Instructions for the task:
Of the lines below, count those containing the word "this". Reply with the number alone.

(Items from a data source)
━━━━━━━━━━━━━━━━━━━━

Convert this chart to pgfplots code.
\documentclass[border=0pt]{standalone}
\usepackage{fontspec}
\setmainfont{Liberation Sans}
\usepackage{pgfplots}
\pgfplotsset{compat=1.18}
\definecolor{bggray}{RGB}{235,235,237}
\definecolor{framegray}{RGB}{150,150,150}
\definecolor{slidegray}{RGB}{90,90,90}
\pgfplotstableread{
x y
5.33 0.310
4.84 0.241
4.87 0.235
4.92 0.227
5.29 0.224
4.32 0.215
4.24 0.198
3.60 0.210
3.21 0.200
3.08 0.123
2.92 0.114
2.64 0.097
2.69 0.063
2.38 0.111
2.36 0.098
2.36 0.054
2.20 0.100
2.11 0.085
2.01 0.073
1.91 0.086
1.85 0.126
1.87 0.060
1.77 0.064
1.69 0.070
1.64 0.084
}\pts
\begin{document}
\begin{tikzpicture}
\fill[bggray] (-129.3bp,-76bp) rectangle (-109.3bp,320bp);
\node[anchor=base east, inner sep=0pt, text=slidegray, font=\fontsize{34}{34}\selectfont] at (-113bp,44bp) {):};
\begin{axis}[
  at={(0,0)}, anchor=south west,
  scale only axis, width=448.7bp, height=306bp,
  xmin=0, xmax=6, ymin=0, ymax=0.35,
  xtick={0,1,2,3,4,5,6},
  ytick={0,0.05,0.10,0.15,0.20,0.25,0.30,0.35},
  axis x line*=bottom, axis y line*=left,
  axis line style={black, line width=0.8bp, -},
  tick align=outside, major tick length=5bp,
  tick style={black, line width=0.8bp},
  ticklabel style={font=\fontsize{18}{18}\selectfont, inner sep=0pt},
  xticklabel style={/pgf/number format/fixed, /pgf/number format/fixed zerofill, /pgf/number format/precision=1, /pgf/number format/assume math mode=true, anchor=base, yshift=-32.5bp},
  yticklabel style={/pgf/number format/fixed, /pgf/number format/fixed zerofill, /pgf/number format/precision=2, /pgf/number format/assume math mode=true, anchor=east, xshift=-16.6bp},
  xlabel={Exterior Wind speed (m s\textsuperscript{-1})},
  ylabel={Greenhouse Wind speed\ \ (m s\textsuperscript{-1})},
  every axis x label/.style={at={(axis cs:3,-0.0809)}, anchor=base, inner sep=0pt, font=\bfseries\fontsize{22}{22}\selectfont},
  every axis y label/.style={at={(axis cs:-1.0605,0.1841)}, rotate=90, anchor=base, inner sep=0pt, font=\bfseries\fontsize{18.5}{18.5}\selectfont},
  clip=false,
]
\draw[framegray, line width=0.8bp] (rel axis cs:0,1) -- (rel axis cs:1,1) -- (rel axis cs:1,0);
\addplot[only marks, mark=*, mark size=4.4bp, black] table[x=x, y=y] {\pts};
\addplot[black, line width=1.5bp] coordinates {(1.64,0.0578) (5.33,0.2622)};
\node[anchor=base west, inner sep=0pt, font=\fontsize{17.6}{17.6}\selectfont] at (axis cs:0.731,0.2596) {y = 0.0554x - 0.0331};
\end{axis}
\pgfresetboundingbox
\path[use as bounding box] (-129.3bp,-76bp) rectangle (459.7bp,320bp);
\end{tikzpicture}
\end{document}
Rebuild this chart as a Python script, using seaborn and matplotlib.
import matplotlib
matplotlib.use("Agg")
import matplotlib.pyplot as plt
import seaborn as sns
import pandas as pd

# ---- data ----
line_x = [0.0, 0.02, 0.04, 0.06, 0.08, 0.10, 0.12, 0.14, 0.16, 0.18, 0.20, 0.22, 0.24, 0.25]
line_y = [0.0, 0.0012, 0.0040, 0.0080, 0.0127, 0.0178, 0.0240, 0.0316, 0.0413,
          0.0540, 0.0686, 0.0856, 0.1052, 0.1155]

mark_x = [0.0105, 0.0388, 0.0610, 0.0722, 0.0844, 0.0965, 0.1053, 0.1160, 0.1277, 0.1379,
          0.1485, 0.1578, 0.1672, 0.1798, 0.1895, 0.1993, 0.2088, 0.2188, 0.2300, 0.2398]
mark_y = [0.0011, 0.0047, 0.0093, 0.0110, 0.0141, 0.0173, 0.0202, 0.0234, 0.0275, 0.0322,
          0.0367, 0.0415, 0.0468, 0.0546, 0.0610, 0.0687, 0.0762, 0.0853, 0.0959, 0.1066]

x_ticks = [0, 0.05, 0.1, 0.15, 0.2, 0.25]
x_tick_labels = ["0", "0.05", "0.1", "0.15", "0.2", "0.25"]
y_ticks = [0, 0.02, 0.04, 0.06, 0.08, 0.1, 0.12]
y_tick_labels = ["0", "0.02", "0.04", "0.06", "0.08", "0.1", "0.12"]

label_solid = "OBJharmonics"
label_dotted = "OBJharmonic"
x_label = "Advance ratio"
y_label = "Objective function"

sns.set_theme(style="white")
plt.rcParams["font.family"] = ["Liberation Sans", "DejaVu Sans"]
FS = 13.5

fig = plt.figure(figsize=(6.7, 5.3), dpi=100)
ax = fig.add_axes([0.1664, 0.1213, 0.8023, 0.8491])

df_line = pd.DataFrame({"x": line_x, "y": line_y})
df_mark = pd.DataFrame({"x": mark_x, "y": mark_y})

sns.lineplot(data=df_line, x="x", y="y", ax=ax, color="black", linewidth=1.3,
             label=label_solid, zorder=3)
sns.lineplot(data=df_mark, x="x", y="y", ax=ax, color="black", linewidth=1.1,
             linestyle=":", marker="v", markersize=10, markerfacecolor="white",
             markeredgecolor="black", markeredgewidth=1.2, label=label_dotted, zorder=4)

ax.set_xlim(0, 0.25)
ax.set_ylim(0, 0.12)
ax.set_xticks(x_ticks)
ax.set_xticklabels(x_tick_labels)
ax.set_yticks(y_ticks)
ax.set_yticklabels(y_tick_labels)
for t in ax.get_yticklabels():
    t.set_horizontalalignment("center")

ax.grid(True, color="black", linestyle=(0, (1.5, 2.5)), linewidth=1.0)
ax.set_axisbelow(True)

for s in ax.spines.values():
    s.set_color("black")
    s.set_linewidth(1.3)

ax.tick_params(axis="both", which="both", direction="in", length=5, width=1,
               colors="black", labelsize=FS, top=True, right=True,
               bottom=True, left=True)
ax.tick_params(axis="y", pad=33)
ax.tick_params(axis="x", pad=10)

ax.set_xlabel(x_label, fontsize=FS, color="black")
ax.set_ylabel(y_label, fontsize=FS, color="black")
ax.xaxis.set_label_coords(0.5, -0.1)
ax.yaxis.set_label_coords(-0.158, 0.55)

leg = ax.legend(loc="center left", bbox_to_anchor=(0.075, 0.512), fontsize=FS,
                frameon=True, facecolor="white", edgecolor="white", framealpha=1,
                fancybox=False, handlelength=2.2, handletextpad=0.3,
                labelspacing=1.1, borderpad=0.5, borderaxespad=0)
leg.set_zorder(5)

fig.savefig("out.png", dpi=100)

━━━━━━━━━━━━━━━━━━━━

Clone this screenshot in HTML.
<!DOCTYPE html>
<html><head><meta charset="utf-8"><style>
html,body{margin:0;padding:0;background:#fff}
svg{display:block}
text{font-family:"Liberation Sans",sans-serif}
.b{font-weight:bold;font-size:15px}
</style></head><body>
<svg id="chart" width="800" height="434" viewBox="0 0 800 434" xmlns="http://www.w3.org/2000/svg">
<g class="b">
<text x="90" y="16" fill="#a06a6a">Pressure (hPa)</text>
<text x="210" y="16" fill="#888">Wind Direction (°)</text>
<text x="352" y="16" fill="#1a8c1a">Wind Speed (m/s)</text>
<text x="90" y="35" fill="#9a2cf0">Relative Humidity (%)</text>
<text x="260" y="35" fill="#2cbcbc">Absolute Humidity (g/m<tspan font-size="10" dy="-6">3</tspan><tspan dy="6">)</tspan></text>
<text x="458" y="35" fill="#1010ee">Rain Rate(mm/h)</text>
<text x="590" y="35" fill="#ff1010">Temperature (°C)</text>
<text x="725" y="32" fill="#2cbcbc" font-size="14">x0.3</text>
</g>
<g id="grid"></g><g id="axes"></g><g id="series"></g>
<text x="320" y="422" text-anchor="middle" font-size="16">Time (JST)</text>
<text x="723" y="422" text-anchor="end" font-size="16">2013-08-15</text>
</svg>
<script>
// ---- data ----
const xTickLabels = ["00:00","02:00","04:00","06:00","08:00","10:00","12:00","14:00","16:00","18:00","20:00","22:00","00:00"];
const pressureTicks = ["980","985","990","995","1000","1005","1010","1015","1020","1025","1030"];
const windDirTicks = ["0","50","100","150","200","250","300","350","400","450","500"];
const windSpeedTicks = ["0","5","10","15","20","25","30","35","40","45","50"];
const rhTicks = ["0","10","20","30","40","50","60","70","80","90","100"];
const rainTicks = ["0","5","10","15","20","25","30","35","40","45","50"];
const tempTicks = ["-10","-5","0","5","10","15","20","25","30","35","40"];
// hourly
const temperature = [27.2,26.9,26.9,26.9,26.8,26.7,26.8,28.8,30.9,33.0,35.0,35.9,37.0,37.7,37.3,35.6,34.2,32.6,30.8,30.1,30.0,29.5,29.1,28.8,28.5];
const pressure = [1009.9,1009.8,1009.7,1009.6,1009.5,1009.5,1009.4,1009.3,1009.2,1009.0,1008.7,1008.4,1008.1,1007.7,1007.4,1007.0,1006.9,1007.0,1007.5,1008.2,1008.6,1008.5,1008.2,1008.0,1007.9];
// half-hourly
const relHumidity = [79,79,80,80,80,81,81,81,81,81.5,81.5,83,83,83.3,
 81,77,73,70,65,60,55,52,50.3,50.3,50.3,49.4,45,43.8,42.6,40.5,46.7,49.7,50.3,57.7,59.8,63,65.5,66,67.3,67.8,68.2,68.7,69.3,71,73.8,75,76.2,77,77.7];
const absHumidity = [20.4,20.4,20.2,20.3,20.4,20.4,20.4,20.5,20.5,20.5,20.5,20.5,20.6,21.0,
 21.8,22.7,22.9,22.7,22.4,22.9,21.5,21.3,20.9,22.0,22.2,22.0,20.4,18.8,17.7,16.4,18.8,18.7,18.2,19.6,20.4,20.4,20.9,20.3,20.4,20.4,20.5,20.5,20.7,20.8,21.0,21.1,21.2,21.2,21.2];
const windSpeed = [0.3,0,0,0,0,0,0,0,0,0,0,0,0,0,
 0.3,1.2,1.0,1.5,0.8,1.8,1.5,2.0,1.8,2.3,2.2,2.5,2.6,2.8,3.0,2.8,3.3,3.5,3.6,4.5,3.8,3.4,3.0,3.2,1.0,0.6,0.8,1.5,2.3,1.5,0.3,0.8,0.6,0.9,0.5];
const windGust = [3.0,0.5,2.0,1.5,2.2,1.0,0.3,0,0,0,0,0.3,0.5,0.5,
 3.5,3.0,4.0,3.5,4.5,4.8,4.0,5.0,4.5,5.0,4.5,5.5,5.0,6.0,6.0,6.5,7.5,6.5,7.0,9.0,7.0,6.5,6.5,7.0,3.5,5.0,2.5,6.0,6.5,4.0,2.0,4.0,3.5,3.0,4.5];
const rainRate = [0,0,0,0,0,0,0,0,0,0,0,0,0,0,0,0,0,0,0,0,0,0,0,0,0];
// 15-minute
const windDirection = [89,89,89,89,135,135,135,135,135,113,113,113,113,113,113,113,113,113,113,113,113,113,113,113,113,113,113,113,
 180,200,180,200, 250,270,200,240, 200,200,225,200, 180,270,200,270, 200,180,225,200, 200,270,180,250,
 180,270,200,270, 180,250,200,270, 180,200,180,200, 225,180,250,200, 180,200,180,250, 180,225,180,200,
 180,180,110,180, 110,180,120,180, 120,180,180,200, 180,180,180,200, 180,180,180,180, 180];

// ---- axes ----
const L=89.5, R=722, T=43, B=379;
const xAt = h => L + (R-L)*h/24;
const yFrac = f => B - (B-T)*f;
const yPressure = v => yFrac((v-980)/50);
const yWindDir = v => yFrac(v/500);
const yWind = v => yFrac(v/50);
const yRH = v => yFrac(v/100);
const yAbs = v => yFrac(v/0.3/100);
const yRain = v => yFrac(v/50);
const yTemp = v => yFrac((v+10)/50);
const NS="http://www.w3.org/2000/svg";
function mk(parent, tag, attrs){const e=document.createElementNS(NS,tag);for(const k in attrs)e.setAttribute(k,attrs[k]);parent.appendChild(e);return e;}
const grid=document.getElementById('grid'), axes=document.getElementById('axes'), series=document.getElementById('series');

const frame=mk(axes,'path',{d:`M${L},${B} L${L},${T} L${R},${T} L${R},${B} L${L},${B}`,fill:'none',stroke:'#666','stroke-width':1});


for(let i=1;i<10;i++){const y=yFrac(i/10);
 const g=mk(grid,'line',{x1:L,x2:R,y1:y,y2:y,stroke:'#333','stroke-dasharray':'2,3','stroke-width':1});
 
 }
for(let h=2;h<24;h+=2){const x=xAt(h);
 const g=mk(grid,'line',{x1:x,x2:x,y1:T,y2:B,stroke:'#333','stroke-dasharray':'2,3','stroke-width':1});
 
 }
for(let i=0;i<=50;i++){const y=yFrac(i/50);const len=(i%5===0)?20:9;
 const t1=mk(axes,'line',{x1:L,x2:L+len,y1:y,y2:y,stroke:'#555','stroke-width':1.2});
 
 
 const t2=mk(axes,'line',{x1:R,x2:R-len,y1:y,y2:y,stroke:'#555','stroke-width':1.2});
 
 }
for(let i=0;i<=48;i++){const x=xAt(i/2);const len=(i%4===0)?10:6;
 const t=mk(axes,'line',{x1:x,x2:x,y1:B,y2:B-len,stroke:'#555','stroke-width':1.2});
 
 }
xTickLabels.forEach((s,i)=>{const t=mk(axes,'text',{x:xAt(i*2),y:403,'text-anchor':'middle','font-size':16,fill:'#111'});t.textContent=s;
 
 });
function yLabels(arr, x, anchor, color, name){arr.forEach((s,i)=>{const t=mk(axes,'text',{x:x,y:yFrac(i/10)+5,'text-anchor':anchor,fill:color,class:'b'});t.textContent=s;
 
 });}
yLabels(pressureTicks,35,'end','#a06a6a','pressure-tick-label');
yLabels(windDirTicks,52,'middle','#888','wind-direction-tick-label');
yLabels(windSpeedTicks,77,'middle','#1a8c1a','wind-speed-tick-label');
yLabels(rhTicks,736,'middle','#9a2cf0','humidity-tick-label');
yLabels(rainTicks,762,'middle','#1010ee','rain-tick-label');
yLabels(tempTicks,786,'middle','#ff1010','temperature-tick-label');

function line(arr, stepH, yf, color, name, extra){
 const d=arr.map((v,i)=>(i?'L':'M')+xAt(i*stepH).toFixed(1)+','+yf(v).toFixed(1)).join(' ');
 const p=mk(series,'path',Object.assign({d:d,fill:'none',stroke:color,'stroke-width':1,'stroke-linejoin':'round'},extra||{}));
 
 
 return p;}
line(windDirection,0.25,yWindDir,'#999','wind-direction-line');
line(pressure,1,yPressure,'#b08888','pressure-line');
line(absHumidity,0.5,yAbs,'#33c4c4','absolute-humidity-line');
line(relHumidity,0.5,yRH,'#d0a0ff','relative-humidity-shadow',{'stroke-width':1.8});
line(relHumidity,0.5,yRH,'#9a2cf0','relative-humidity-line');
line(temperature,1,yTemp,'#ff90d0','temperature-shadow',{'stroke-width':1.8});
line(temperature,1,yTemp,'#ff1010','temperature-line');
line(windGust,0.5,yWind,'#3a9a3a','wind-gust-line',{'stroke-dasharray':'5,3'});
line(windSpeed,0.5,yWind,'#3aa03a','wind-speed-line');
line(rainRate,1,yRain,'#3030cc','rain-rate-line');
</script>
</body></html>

━━━━━━━━━━━━━━━━━━━━

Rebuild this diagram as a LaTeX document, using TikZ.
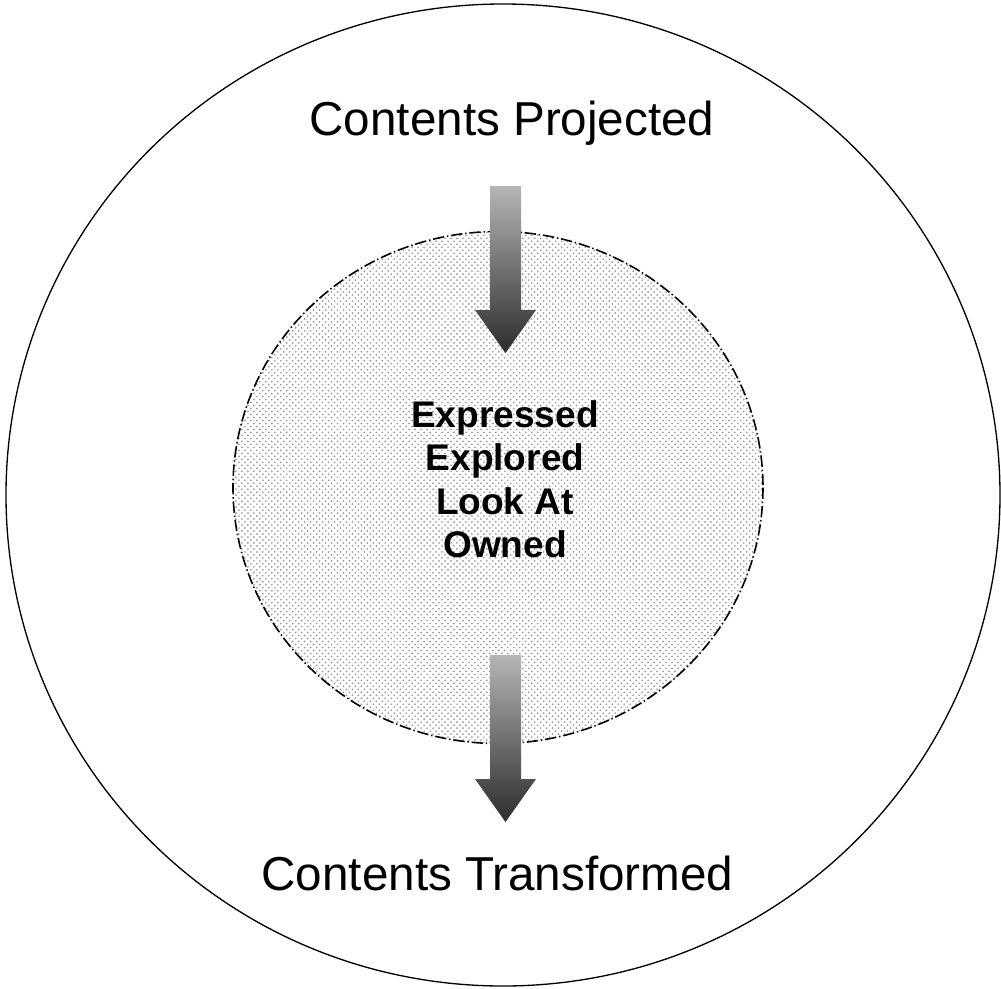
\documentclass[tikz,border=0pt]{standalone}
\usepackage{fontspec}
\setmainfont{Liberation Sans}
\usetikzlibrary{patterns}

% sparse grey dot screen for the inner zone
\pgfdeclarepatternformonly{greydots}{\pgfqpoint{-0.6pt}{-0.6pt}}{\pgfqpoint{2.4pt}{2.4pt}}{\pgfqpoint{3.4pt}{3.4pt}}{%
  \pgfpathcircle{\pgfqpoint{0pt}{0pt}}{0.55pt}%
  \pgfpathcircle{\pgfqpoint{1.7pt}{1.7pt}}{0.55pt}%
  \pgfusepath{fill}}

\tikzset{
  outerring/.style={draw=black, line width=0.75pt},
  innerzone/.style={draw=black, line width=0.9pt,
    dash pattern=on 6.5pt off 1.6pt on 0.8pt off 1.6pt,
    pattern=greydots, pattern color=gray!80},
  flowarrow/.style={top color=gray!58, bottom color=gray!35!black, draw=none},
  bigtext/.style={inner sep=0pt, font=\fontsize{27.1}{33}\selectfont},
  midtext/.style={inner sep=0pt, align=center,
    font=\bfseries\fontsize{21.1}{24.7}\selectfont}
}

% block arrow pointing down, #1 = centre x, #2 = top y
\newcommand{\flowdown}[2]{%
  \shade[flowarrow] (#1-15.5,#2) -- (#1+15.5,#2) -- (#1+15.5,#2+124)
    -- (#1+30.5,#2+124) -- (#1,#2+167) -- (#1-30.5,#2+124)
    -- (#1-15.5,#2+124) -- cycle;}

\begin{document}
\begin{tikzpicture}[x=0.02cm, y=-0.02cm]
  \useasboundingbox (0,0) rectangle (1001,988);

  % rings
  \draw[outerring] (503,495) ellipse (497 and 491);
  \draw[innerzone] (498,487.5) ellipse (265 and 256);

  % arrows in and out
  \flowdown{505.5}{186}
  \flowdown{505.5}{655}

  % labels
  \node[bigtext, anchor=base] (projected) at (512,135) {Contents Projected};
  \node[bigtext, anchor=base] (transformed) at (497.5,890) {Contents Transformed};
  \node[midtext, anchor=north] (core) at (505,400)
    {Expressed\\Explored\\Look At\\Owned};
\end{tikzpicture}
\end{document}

━━━━━━━━━━━━━━━━━━━━

Written solution:
4